Versions enable all transactions to be recorded as a series of changes to the database through time. This means that various users can work with multiple views or states of the geodatabase. The goal is open, high-performance, multiuser access. For example, the system must go fast and must productively support the use of datasets containing hundreds of millions of records accessed by thousands of simultaneous users.
The geodatabase transaction model based on versions is relatively simple—updates are recorded in change tables.
Versions explicitly record the object states of a geodatabase in two delta tables:
- The Adds table
- The Deletes table
Simple queries are used to view and work with any desired state of the geodatabase, for example, to view the database state for a point in time or see a particular user's current version with his or her edits.

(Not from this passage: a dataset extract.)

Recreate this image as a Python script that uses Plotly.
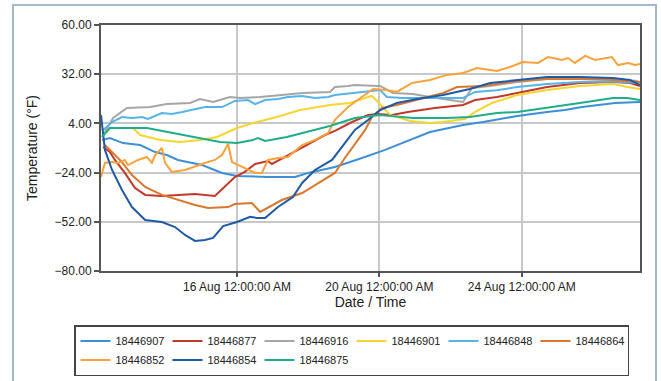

ArcSDE plays a critical role in versioned geodatabase applications and is used to manage long transactions in each DBMS by leveraging its short transaction framework as well as to work across different DBMSs.
In the version table example, a parcel (number 45) is updated to become parcel number 47. Using versioning, the original parcel is saved in the Deletes table and the new parcel is saved in the Adds table. Other meta tables record version information about the transaction such as the time and sequence of each update, the version name, and the state ID of each update. Each version also has its own security and access privileges.
This enables most users to work with the default version while various editors are simultaneously making updates to their own versions of the database over time.
Numerous updates can be made to each version, and users connect to and work with the update version as they make additional edits to the data. When users are ready to share the updates with the rest of the enterprise, a reconcile and post operation is performed to commit the edits held in the update version to the main (default) version. A resolution process is used to identify and reconcile any potential conflicts during this process.